• WHAT TO DO:
Return only the lines from the top of the data down to the one that holds "(3,31) -- (997,31);", both included, without any pictures.

— Begin AVAILABLE DATA —

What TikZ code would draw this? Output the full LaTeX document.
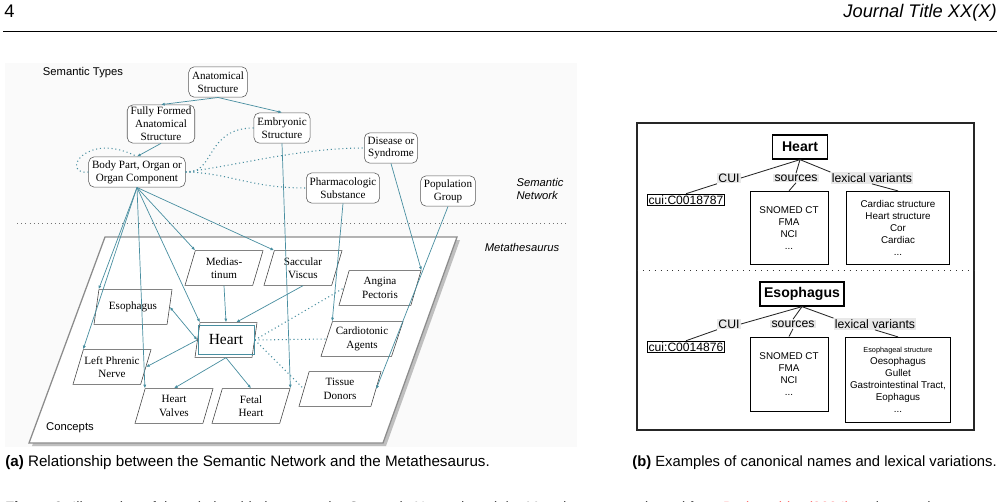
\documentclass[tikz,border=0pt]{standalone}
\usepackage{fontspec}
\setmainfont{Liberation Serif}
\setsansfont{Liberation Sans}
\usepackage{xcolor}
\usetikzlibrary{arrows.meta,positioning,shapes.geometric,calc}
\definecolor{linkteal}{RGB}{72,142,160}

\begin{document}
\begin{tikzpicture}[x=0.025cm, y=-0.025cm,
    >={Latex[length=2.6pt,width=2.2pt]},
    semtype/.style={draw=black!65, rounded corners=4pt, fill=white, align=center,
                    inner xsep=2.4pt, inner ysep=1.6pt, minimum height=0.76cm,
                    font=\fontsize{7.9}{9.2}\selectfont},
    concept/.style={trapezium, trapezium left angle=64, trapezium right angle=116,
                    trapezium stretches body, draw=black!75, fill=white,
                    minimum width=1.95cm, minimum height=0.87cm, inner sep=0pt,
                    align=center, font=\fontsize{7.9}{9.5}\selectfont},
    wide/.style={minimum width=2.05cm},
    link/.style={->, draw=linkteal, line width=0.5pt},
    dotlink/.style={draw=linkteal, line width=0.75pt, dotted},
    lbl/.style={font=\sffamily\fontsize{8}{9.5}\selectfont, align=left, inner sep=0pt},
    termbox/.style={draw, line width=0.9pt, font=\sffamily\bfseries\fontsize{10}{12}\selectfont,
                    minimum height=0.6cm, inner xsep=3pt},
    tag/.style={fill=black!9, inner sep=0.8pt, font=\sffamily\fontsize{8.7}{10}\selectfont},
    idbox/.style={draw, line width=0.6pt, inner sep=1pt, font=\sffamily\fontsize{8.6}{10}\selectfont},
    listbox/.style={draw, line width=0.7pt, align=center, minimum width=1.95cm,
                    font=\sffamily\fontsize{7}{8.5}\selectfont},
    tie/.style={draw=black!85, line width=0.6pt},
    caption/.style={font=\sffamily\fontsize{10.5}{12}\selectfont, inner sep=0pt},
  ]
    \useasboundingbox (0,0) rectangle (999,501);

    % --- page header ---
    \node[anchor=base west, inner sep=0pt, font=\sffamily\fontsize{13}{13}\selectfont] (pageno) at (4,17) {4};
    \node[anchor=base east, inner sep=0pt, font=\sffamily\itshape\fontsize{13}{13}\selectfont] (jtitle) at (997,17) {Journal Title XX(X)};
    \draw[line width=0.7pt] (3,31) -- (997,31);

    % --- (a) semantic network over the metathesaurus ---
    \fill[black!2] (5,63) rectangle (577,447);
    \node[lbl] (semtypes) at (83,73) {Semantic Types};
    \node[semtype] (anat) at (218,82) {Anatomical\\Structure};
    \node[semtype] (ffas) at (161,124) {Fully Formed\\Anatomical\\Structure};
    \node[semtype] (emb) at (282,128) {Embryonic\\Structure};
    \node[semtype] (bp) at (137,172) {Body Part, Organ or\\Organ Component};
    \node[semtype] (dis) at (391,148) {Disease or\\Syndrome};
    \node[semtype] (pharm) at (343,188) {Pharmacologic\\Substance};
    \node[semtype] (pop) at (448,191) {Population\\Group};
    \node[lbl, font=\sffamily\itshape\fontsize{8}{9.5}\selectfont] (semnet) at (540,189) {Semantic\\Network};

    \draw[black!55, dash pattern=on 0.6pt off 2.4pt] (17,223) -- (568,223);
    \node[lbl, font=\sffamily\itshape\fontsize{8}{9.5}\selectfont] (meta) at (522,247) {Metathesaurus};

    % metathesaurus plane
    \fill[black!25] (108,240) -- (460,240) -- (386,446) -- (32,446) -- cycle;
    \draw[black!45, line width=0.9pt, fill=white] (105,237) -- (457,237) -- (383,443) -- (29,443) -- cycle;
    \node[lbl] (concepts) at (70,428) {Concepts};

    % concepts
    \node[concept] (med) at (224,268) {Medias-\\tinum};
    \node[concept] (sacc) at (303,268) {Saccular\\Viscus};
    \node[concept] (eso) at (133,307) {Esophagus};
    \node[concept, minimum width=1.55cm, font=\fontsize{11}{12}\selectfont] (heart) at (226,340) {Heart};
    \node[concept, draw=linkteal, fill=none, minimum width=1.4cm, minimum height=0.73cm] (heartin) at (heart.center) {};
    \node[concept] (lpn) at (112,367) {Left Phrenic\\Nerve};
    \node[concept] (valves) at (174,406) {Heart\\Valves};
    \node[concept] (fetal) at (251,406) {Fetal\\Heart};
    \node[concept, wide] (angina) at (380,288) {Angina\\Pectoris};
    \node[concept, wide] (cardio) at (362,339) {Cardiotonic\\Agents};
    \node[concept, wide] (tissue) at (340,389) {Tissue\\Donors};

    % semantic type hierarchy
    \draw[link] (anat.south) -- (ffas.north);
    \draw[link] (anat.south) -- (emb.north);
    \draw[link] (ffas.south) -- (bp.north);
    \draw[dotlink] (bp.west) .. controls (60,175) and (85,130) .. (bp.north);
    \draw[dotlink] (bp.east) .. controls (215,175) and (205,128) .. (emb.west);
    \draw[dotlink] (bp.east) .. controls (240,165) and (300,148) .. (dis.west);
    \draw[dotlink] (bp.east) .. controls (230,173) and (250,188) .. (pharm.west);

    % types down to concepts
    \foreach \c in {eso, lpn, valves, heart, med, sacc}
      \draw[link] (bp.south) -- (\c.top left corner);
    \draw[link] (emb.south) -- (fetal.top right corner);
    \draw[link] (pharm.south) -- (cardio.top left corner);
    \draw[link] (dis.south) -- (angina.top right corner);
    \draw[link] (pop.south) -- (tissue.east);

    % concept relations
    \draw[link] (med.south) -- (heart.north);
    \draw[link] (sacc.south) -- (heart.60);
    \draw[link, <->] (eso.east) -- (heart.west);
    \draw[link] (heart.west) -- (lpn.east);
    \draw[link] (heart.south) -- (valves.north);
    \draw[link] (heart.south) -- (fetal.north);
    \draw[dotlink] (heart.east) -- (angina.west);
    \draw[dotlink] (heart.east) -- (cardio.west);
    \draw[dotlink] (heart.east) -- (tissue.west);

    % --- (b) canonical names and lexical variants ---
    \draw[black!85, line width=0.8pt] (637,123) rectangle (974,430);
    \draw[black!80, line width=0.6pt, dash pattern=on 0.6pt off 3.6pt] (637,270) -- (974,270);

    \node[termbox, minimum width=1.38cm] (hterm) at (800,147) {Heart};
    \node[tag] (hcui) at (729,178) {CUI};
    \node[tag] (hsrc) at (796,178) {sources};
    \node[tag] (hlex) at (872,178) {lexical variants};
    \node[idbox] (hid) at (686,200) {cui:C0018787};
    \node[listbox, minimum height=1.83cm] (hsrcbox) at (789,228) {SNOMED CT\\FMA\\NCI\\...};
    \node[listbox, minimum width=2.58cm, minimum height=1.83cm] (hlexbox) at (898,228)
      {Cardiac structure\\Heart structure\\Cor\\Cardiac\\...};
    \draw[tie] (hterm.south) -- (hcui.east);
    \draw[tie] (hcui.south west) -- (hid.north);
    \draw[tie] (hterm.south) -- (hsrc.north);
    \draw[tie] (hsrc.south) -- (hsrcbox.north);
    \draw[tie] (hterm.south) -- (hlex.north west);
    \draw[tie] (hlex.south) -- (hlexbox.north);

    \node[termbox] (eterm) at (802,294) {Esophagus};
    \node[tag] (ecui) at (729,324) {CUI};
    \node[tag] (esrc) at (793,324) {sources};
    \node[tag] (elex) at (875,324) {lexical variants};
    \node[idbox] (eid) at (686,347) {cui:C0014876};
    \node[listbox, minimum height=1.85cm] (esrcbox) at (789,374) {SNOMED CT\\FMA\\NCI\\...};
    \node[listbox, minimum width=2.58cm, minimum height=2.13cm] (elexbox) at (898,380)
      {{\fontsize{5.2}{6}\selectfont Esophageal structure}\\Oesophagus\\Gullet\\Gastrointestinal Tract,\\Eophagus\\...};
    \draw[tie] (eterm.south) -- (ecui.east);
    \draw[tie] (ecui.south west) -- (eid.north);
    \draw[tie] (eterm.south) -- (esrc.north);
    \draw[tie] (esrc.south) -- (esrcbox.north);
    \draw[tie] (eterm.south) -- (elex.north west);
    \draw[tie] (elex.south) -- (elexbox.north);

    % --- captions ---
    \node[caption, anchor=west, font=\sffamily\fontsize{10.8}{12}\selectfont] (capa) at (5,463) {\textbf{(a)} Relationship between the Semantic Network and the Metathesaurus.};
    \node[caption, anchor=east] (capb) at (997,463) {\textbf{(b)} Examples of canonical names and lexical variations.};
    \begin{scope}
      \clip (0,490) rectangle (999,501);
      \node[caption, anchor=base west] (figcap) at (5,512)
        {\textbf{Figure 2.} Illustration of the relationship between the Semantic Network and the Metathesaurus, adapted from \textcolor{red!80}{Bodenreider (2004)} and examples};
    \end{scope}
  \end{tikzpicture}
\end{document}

— End AVAILABLE DATA —

• RIGHT ANSWER:
What TikZ code would draw this? Output the full LaTeX document.
\documentclass[tikz,border=0pt]{standalone}
\usepackage{fontspec}
\setmainfont{Liberation Serif}
\setsansfont{Liberation Sans}
\usepackage{xcolor}
\usetikzlibrary{arrows.meta,positioning,shapes.geometric,calc}
\definecolor{linkteal}{RGB}{72,142,160}

\begin{document}
\begin{tikzpicture}[x=0.025cm, y=-0.025cm,
    >={Latex[length=2.6pt,width=2.2pt]},
    semtype/.style={draw=black!65, rounded corners=4pt, fill=white, align=center,
                    inner xsep=2.4pt, inner ysep=1.6pt, minimum height=0.76cm,
                    font=\fontsize{7.9}{9.2}\selectfont},
    concept/.style={trapezium, trapezium left angle=64, trapezium right angle=116,
                    trapezium stretches body, draw=black!75, fill=white,
                    minimum width=1.95cm, minimum height=0.87cm, inner sep=0pt,
                    align=center, font=\fontsize{7.9}{9.5}\selectfont},
    wide/.style={minimum width=2.05cm},
    link/.style={->, draw=linkteal, line width=0.5pt},
    dotlink/.style={draw=linkteal, line width=0.75pt, dotted},
    lbl/.style={font=\sffamily\fontsize{8}{9.5}\selectfont, align=left, inner sep=0pt},
    termbox/.style={draw, line width=0.9pt, font=\sffamily\bfseries\fontsize{10}{12}\selectfont,
                    minimum height=0.6cm, inner xsep=3pt},
    tag/.style={fill=black!9, inner sep=0.8pt, font=\sffamily\fontsize{8.7}{10}\selectfont},
    idbox/.style={draw, line width=0.6pt, inner sep=1pt, font=\sffamily\fontsize{8.6}{10}\selectfont},
    listbox/.style={draw, line width=0.7pt, align=center, minimum width=1.95cm,
                    font=\sffamily\fontsize{7}{8.5}\selectfont},
    tie/.style={draw=black!85, line width=0.6pt},
    caption/.style={font=\sffamily\fontsize{10.5}{12}\selectfont, inner sep=0pt},
  ]
    \useasboundingbox (0,0) rectangle (999,501);

    % --- page header ---
    \node[anchor=base west, inner sep=0pt, font=\sffamily\fontsize{13}{13}\selectfont] (pageno) at (4,17) {4};
    \node[anchor=base east, inner sep=0pt, font=\sffamily\itshape\fontsize{13}{13}\selectfont] (jtitle) at (997,17) {Journal Title XX(X)};
    \draw[line width=0.7pt] (3,31) -- (997,31);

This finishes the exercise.